Casi todos los demás, los que viven en pareja, se fingen metrosexuales y hasta hay un vasco, Óscar Terol, que ha tirado la toalla y ha escrito un libro titulado Técnicas de la mujer vasca para la doma y monta de maridos[503].

Claro que la metrosexualidad fingida de por vida cansa. Lo veo todos los días en mi consulta. El retrosexual congénito puede fingirse otra cosa por un tiempo, pero a la larga da la cara y fatalmente vuelve la burra al trigo. No tenemos solución.

Lo que sí tenemos es escape. El otro día me lo comentaba, herido, Aldonzo Cortijo, el Niño de la Púa, banderillero.

—Se quejan las tías de que cada vez hay más gays. ¿Qué otra salida nos dejáis, desgraciadas? Habéis presionado tanto que a menudo os encontráis compuestas y sin novio y lamentando amargamente vuestra soledad.

La queja no se circunscribe al ambiente taurino, en el que podríamos sospechar cierto machismo. Oigamos a Iñaki Gabilondo, que es persona ponderada:

«De momento, las mujeres sólo han abierto una ventanilla, la del deben; a ver qué día abren la del haber y se ocupan un poco de lo que nos pasa a nosotros y hacen algún esfuerzo de comprensión con respecto a las dificultades y a la descolocación del hombre»[504].

Y ahora oigamos a una feminista tan lúcida como Carmen Rico-Godoy:

«¿Enemigas del hombre? Puede que haya habido excesos. Ha habido mujeres que querían cargarse al hombre y yo lo entiendo, porque se han producido tantos excesos por el otro lado… La lucha de la mujer ha sido como la lucha contra el colonialismo. Y en todas las luchas se cometen excesos. Los hombres están en un momento dramático y patético. No entienden nada»[505].

La falta de entendimiento de los hombres y la necesidad del hombre intermedio sensible, afable, comunicador, atildado, elegante, el hombre que entiende y siente como las mujeres, ese hombre nuevo que llamamos metrosexual.

Pero ¿quién desmonta al retro para transformarlo en metro? ¿Puede eso hacerse como Barreiros hacía un motor diésel de otro de gasolina?

Me temo que no es fácil. Las piezas no ajustan y al final el motor recompuesto es fácil que pierda aceite.

¡Metrosexuales! Entre unos y otros (no culpo a nadie, pero he estado tentado de escribir «entre unas y otras») estamos produciendo un nuevo tipo de hombre.

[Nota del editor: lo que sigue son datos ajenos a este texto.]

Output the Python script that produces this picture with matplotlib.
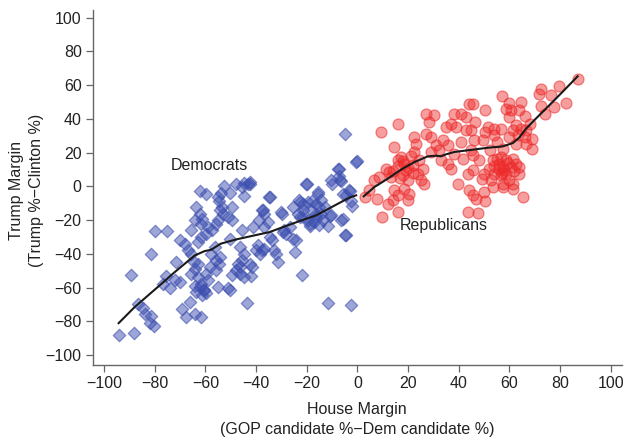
import matplotlib
matplotlib.use("Agg")
import matplotlib.pyplot as plt

# House margin (x) and Trump margin (y) by district, Democratic-held seats
dem_house = [-94.3, -88.2, -89.5, -80.1, -75.1, -81.7, -86.7, -84.7, -84.0, -81.4,
             -82.0, -80.4, -71.5, -75.5, -76.8, -74.2, -72.2, -70.2, -69.3, -67.6,
             -66.3, -64.3, -61.9, -70.2, -68.2, -66.9, -64.3, -65.6, -63.0, -61.7,
             -60.4, -64.3, -63.6, -62.3, -64.3, -65.6, -61.7, -59.7, -61.7, -63.0,
             -62.2, -59.8, -61.4, -59.1, -57.5, -55.9, -55.1, -65.7, -64.6, -63.0,
             -62.2, -60.6, -59.8, -61.4, -63.8, -59.1, -59.8, -58.3, -57.8, -55.1,
             -54.6, -54.0, -53.5, -53.0, -54.3, -56.2, -55.9, -54.6, -54.3, -55.1,
             -55.9, -52.8, -50.4, -51.2, -49.6, -49.6, -50.4, -50.4, -51.2, -49.6,
             -48.0, -47.2, -46.5, -45.7, -46.5, -44.9, -48.0, -45.7, -44.6, -43.3,
             -42.5, -44.9, -45.7, -46.5, -44.6, -43.6, -42.0, -41.7, -42.5, -40.2,
             -39.4, -38.6, -37.8, -37.0, -37.8, -37.0, -37.0, -35.4, -34.6, -33.9,
             -33.1, -32.3, -31.5, -29.9, -29.1, -28.3, -24.4, -24.7, -22.0, -23.6,
             -22.8, -21.3, -20.0, -19.7, -18.9, -22.8, -21.3, -18.1, -16.5, -15.7,
             -15.0, -14.2, -13.4, -16.5, -17.3, -12.6, -11.8, -11.0, -10.2, -11.8,
             -7.1, -7.4, -6.3, -6.3, -5.5, -4.7, -4.7, -3.1, -2.4, -2.4,
             -0.3, -0.6, -2.0, -7.8, -10.4, -6.8, -20.2, -15.6, -3.4, -4.5,
             -35.0, -22.9, -19.6, -14.3, -25.5, -30.1, -10.4, -5.8, -18.3, -16.3,
             -21.6, -18.9, -15.0, -26.8, -29.5, -4.5, -25.5, -37.4, -38.7, -41.2,
             -34.7, -42.6]
dem_trump = [-88.4, -87.0, -52.8, -26.5, -26.5, -39.9, -70.0, -72.0, -75.5, -76.6,
             -81.1, -83.0, -44.9, -53.4, -57.8, -60.1, -55.8, -56.8, -72.6, -77.6,
             -68.7, -75.5, -77.6, -32.0, -34.0, -38.0, -48.8, -51.8, -53.8, -57.7,
             -61.7, -58.8, -12.3, -16.2, -20.2, -26.1, -22.2, -28.1, -30.1, -33.1,
             -2.6, -4.5, -19.3, -24.2, -26.1, -22.2, -20.2, -39.9, -44.8, -45.8,
             -59.5, -61.5, -63.5, -64.4, -62.5, -55.6, -51.7, -47.7, -39.9, -6.5,
             -8.4, -4.1, -12.4, -16.3, -14.3, -36.0, -43.8, -45.8, -41.8, -59.5,
             -49.7, 0.4, -4.1, -18.3, -12.4, -20.2, -31.0, -61.5, -60.5, -52.7,
             -49.7, -45.8, -47.7, -43.8, -51.7, -53.6, 1.4, -0.6, 1.8, 1.4,
             1.4, -5.5, -26.1, -36.0, -39.9, -69.4, -53.2, -47.7, -45.8, -37.9,
             -35.0, -39.9, -37.9, -36.9, -14.3, -16.3, -24.2, -21.2, -6.5, -32.0,
             -37.9, -39.9, -44.8, -16.3, -26.1, -28.1, -32.0, -38.9, -52.7, -16.3,
             -18.3, -14.3, 1.4, -20.2, -23.2, -9.4, -10.4, -8.4, -10.4, -4.5,
             -12.4, -16.3, -20.2, -18.3, -21.2, -12.4, -23.2, -17.3, 1.4, -69.4,
             10.2, 6.3, 3.3, -20.2, -4.5, 30.8, -29.1, -2.6, -8.4, -70.3,
             15.1, 14.5, -11.4, 10.5, 3.6, 4.0, 1.2, -3.4, -2.4, -5.3,
             -6.3, -8.3, -9.3, -8.3, -12.3, -15.3, -17.2, -19.2, -14.2, -16.2,
             -18.2, -22.1, -23.1, -24.2, -27.1, -29.1, -31.0, -14.2, -20.2, -24.2,
             -30.1, 2.6]

# Republican-held seats
rep_house = [2.9, 4.7, 6.7, 8.7, 7.8, 9.9, 9.3, 15.9, 14.6, 11.3,
             12.6, 13.3, 15.9, 17.2, 18.5, 19.2, 17.9, 19.9, 18.5, 20.5,
             15.9, 14.6, 13.9, 12.0, 15.9, 19.9, 22.5, 23.2, 22.5, 21.8,
             24.5, 25.8, 25.1, 26.4, 23.8, 27.1, 30.4, 28.4, 27.1, 29.1,
             31.0, 29.1, 32.3, 37.0, 39.6, 44.2, 43.6, 38.3, 40.9, 42.9,
             44.2, 34.9, 37.0, 38.9, 42.9, 40.9, 33.7, 35.6, 38.3, 33.0,
             35.6, 41.6, 45.6, 45.6, 43.6,
             87.3, 79.5, 72.5, 71.8, 76.4, 82.3, 77.7, 72.5, 74.2, 57.3,
             64.6, 60.0, 60.7, 58.7, 63.9, 45.8, 50.5, 46.5, 44.9, 59.8,
             66.3, 68.2, 62.6, 64.6, 66.6, 61.4, 63.3, 60.0, 66.3, 68.8,
             56.6, 54.0, 51.5, 53.8, 50.5, 49.8, 55.1, 66.6, 68.8, 62.6,
             57.4, 52.5, 44.9, 46.2, 48.1, 53.4, 56.6, 58.7, 61.4, 62.6,
             60.7, 57.4, 55.8, 54.0, 56.6, 58.7, 63.9, 63.9, 52.1, 50.1,
             49.4, 52.7, 57.4, 61.4, 53.4, 57.4, 61.4, 65.3, 50.1, 46.8,
             45.5, 50.5, 47.8,
             56.0, 58.0, 59.5, 55.0, 57.0, 60.0, 54.0, 62.0, 16.0, 18.0,
             20.0, 22.0, 17.0, 21.0, 14.0]
rep_trump = [-6.3, -2.4, 3.6, 5.5, -7.3, -18.2, 32.2, 37.2, 23.3, 10.5,
             8.5, 5.5, 15.4, 17.4, 13.5, 9.5, 6.5, 3.6, -1.4, -4.3,
             -5.3, -2.4, -8.3, -10.3, -15.3, -8.3, 29.3, 25.3, 20.4, 12.5,
             15.4, 10.5, 3.6, 1.6, 7.5, 43.1, 42.1, 38.2, 31.3, 29.3,
             24.3, 20.4, 21.4, 10.5, 1.6, -2.4, -15.3, 43.1, 43.1, 41.1,
             49.1, 35.2, 37.2, 35.2, 33.2, 26.3, 27.3, 24.3, 19.4, 15.4,
             13.5, 16.4, 18.4, 9.5, 7.5,
             63.9, 59.3, 58.0, 55.0, 54.0, 49.4, 47.1, 47.5, 42.7, 53.4,
             50.0, 49.4, 45.1, 46.1, 45.1, 49.1, 45.1, 38.2, 33.2, 41.1,
             41.5, 37.2, 36.2, 34.2, 33.2, 33.2, 30.3, 29.3, 29.3, 28.3,
             34.2, 34.2, 35.2, 30.3, 32.2, 27.3, 26.3, 25.3, 22.4, 25.3,
             22.4, 21.4, 21.4, 27.3, 15.4, 15.4, 17.4, 15.4, 16.4, 13.5,
             11.5, 11.5, 10.5, 7.5, 6.5, 7.5, 7.5, 11.5, 10.5, 7.5,
             4.6, 3.6, 1.6, 1.6, -0.4, -0.4, -1.4, -6.3, -3.4, -7.3,
             -5.3, -8.7, -15.8,
             13.0, 10.0, 14.0, 16.0, 8.0, 4.0, 12.0, 9.0, 12.0, 15.0,
             11.0, 8.0, 5.0, 18.0, 9.0]

# smoothed fit within each party
dem_fit_x = [-94.3, -88.0, -82.7, -77.4, -72.2, -68.2, -64.3, -60.4, -57.8, -54.0,
             -48.0, -42.6, -34.7, -29.5, -22.9, -16.3, -9.7, -3.2, -0.5]
dem_fit_y = [-81.1, -71.6, -64.7, -57.8, -50.9, -45.9, -41.0, -38.4, -37.6, -34.0,
             -31.5, -29.7, -27.1, -24.2, -20.6, -17.2, -11.9, -6.7, -5.3]
rep_fit_x = [2.5, 6.7, 12.0, 17.2, 22.5, 27.8, 31.0, 33.0, 35.0, 38.3,
             43.6, 52.1, 57.4, 61.4, 63.9, 66.6, 70.5, 75.8, 81.0, 87.0]
rep_fit_y = [-5.9, -0.4, 4.6, 9.9, 14.4, 17.8, 18.2, 17.8, 19.0, 20.4,
             21.4, 23.0, 23.7, 25.7, 28.9, 34.2, 40.2, 48.1, 56.0, 65.3]

xticks = list(range(-100, 101, 20))
yticks = list(range(-100, 101, 20))

plt.rcParams["font.family"] = ["Liberation Sans", "DejaVu Sans"]

fig = plt.figure(figsize=(6.27, 4.41), dpi=100)
ax = fig.add_axes([0.148, 0.172, 0.844, 0.805])

blue = (0.24, 0.31, 0.69)
red = (0.93, 0.16, 0.16)
ax.scatter(dem_house, dem_trump, marker="D", s=40,
           facecolor=blue + (0.5,), edgecolor=blue + (0.6,), linewidths=0.9, zorder=2)
ax.scatter(rep_house, rep_trump, marker="o", s=62,
           facecolor=red + (0.45,), edgecolor=red + (0.55,), linewidths=0.9, zorder=2)

ax.plot(dem_fit_x, dem_fit_y, color="#1a1a1a", lw=1.5, zorder=3)
ax.plot(rep_fit_x, rep_fit_y, color="#1a1a1a", lw=1.5, zorder=3)

ax.text(-58.3, 12.2, "Democrats", ha="center", va="center", fontsize=11.5, color="#222222")
ax.text(34.2, -23.4, "Republicans", ha="center", va="center", fontsize=11.5, color="#222222")

ax.set_xlim(-104.5, 104.5)
ax.set_ylim(-106, 104.5)
ax.set_xticks(xticks)
ax.set_yticks(yticks)
for s in ["top", "right"]:
    ax.spines[s].set_visible(False)
for s in ["left", "bottom"]:
    ax.spines[s].set_color("#666666")
    ax.spines[s].set_linewidth(1.0)
ax.tick_params(direction="out", length=5, width=0.9, color="#666666",
               labelsize=11.5, labelcolor="#222222", pad=3)

fig.text(0.569, 0.072, "House Margin", ha="center", va="center", fontsize=11.5, color="#222222")
fig.text(0.569, 0.025, "(GOP candidate %\u2212Dem candidate %)", ha="center", va="center",
         fontsize=11.5, color="#222222")
fig.text(0.027, 0.569, "Trump Margin", ha="center", va="center", rotation=90,
         fontsize=11.5, color="#222222")
fig.text(0.058, 0.569, "(Trump %\u2212Clinton %)", ha="center", va="center", rotation=90,
         fontsize=11.5, color="#222222")

fig.savefig("out.png", dpi=100)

De homo salidus ancestral que desciende velludo y eructador de la noche de los tiempos, de los albores mismos de la evolución, estamos virando en horas veinticuatro, como en los cursos de formación acelerada, al homo asustadus.

—¡Ahí nos duele!

El español ha perdido mucho fuelle desde aquellos tiempos míticos cuando, tras las vacaciones en nuestras costas de sol, sangría y paella, la grácil y rubia sueca subía a su avión, ocupaba su asiento, suspiraba y exclamaba: «¡Al fin juntas de nuevo!» y su vecina de asiento la miraba con extrañeza y preguntaba: «¿Nos conocemos?» «No. Hablaba con mis rodillas».

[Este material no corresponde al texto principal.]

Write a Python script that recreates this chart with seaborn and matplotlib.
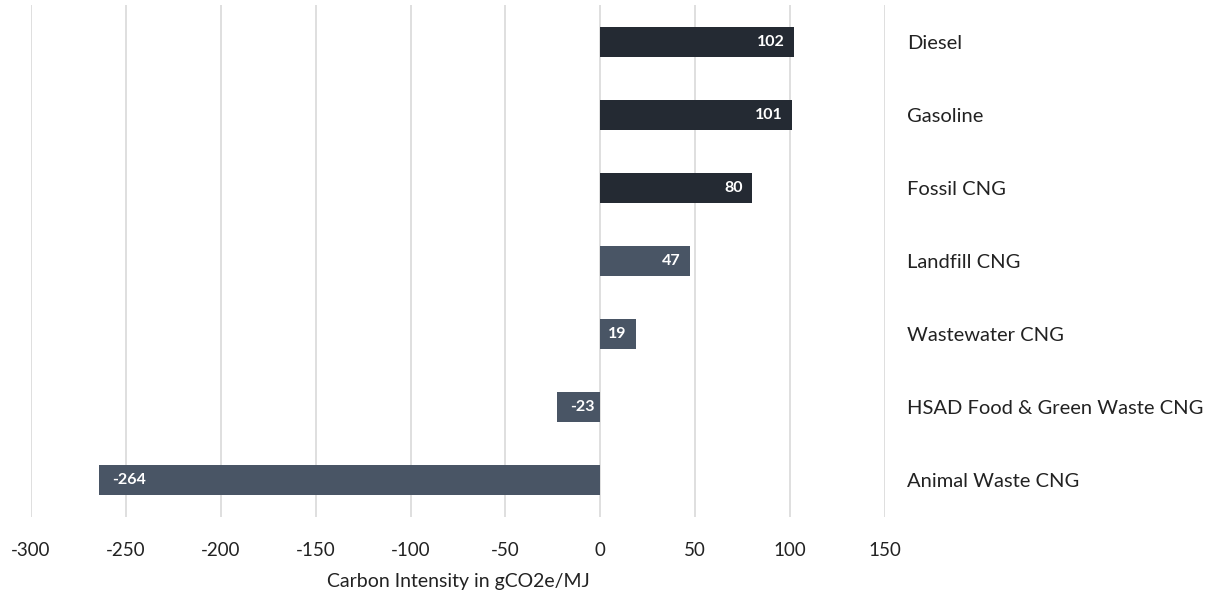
import matplotlib
matplotlib.use("Agg")
import matplotlib.pyplot as plt
import seaborn as sns
import pandas as pd

fuels = ["Diesel", "Gasoline", "Fossil CNG", "Landfill CNG", "Wastewater CNG",
         "HSAD Food & Green Waste CNG", "Animal Waste CNG"]
intensity = [102, 101, 80, 47, 19, -23, -264]
source = ["Fossil", "Fossil", "Fossil", "Renewable", "Renewable", "Renewable", "Renewable"]
x_ticks = [-300, -250, -200, -150, -100, -50, 0, 50, 100, 150]

colors = {"Fossil": "#222a35", "Renewable": "#44546a"}

sns.set_style("white")
plt.rcParams["font.family"] = ["Lato", "DejaVu Sans"]

df = pd.DataFrame({"fuel": fuels, "ci": intensity, "source": source})

fig = plt.figure(figsize=(12.1, 5.94), dpi=100)
ax = fig.add_axes([0.0256, 0.1296, 0.7058, 0.862])

sns.barplot(data=df, x="ci", y="fuel", hue="source", palette=colors,
            orient="h", width=0.41, dodge=False, legend=False, ax=ax,
            edgecolor="none")

ax.set_xlim(-300, 150)
ax.set_ylim(6.5, -0.5)
ax.set_xticks(x_ticks)
ax.set_xticklabels([str(t) for t in x_ticks], fontsize=13.5, color="#222222")
ax.grid(axis="x", color="#d9d9d9", linewidth=1.2)
ax.set_axisbelow(True)
for s in ax.spines.values():
    s.set_visible(False)

ax.yaxis.tick_right()
ax.tick_params(axis="y", length=0, pad=16, labelsize=14.5, labelcolor="#222222")
ax.tick_params(axis="x", length=0, pad=18)
ax.set_ylabel("")
ax.set_xlabel("Carbon Intensity in gCO2e/MJ", fontsize=14, color="#222222", labelpad=10)

for i, v in enumerate(intensity):
    if v >= 0:
        ax.text(v - 5, i, str(v), ha="right", va="center", color="white",
                fontsize=11.5, fontweight="bold")
    else:
        ax.text(v + 7, i, str(v), ha="left", va="center", color="white",
                fontsize=11.5, fontweight="bold")

fig.savefig("out.png", dpi=100)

Sí, querido lector. El vendaval de la historia ha aventado a aquel macho ibérico que, ante el estímulo de unas faldas, aunque fueran las de la mesa camilla, eyectaba un chorro de semen espeso como leche condensada. Era automático, como lo del perro de Pavlov.

Ese hombre macho que dejaba los calzoncillos como almidonados pasó y ahora lo sustituye este ser inseguro, zozobrante, balbuciente, que se tumba en el diván de mi consulta a verter sus frustraciones y sus carencias afectivas, ese desgraciado que ahoga su amargura acodado en la barra de La Inmaculada Concepción de María’s y pide que le llenen el vaso de nuevo mientras Bogart nos mira desde el cartel de Casablanca con su media sonrisa sardónica y despectiva.

—Play it again, Sam.

Cada vez somos más los acodados que le pedimos a Mohamed un whisky doble con cacahuetes; si es posible, que no estén rancios.

—Y, sin embargo —señala Sinforoso Reinoso, el sociólogo—, mantenemos ciertas ventajas por razón del sexo: meamos aunque los lavabos estén sucios, no nos aprietan los zapatos, nos basta con una maleta, tres calzoncillos cuestan menos que unas bragas, el mismo peinado nos dura años, no tenemos que afeitarnos si no queremos…

—¡Gran consuelo! —apostilló el notario.